Globalement, l’on constate une tendance baissière des prix des denrées alimentaires au niveau international pour le sixième mois consécutif ; toutefois, les prix des céréales d’autres produits alimentaires tels que le blé et le riz restent élevés au niveau de la région de l’Afrique de l’’Ouest et du Sahel
Quid du cas particulier du Sahel où l’on sent déjà, courant 2022, un risque de pénurie de certaines céréales et un manque des engrais ?
Au Sahel et en Afrique de l’Ouest, le fonctionnement des marchés régionaux est globalement normal sauf dans les zones très affectées par l’insécurité civile. Les disponibilités alimentaires sont en baisse dans la plupart des pays, mais elles s’améliorent progressivement avec la mise sur le marché des premières récoltes. Cependant, la tendance haussière des prix des denrées se maintient dans tous les pays, en particulier pour les produits locaux et le blé. Les hausses importantes de prix (plus de 50 % par rapport à la moyenne) sont observées au Burkina Faso, au Mali, au Ghana, en Sierra Leone, au Libéria et au Nigeria.
Les prix des fertilisants sont en hausse en raison des difficultés d‘approvisionnement liées à la perturbation des chaînes d‘approvisionnement du fait du conflit russo-ukrainien et de l’effet négatif de la hausse du coût du transport local consécutive à celle des hydrocarbures dans tous les pays de la région.

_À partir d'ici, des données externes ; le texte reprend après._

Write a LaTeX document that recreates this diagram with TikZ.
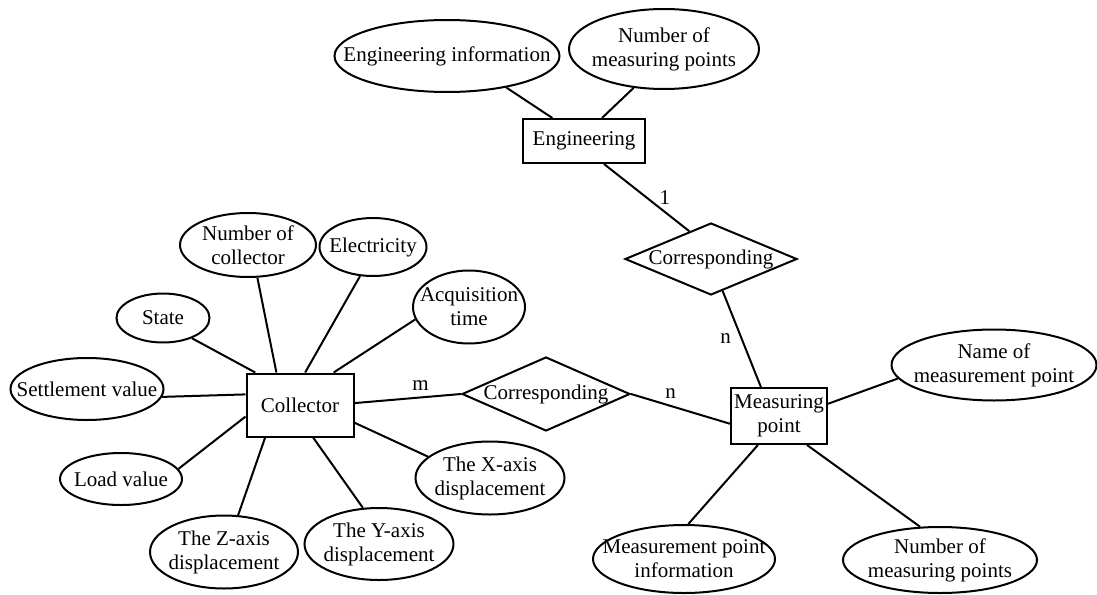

Cela pourrait jouer négativement sur la production de 2022-2023 et engendrer ainsi la pénurie alimentaire sur les marchés. Certains produits agricoles sont dépendants de types d’engrais spécifiques. Par exemple au Ghana, selon le programme PFJ (Planting for Food and Jobs), les cultures céréalières dépendent fortement de l’engrais Azote, Phosphore et Potassium (NPK), tandis que le cacao utilise principalement le NPK 0-23-19. Si un approvisionnement adéquat de ces catégories d’engrais n’est pas assuré, la conséquence immédiate serait un déficit de production plus important pour les produits concernés, puisque les projections faites sur la baisse de la production n’avaient pas pris en compte l’indisponibilité de ces engrais.
Quel est le rôle de la FAO dans la réduction des vulnérabilités et l’amélioration de la sécurité alimentaire ?
A huit années de l’horizon 2030 des Objectifs pour le Développement Durable (ODD), notamment de l’ODD2, les conflits, les chocs climatiques et les chocs économiques, entre autres, associés au coût élevé des aliments nutritifs et aux inégalités croissantes, continuent encore de limiter l’accès de millions de personnes à une alimentation saine, suffisante et nutritive à travers le monde.
De par son mandat, la FAO à travers des investissements et des conseils aux gouvernements et aux producteurs promeut la transformation des systèmes agroalimentaires actuels afin de les rendre plus résilients et plus aptes à fournir des aliments nutritifs à moindre coût et une alimentation saine, abordable, et ce de façon durable et inclusive. Par ailleurs, considérant la complexité et l’importance de la prévention dans la lutte contre l’insécurité alimentaire et nutritionnelle, la FAO collabore avec plusieurs partenaires clés pour améliorer les systèmes d’information et d’alerte précoce, notamment l’Integrated Food Security Phase Classification (IPC) et le Cadre Harmonisé.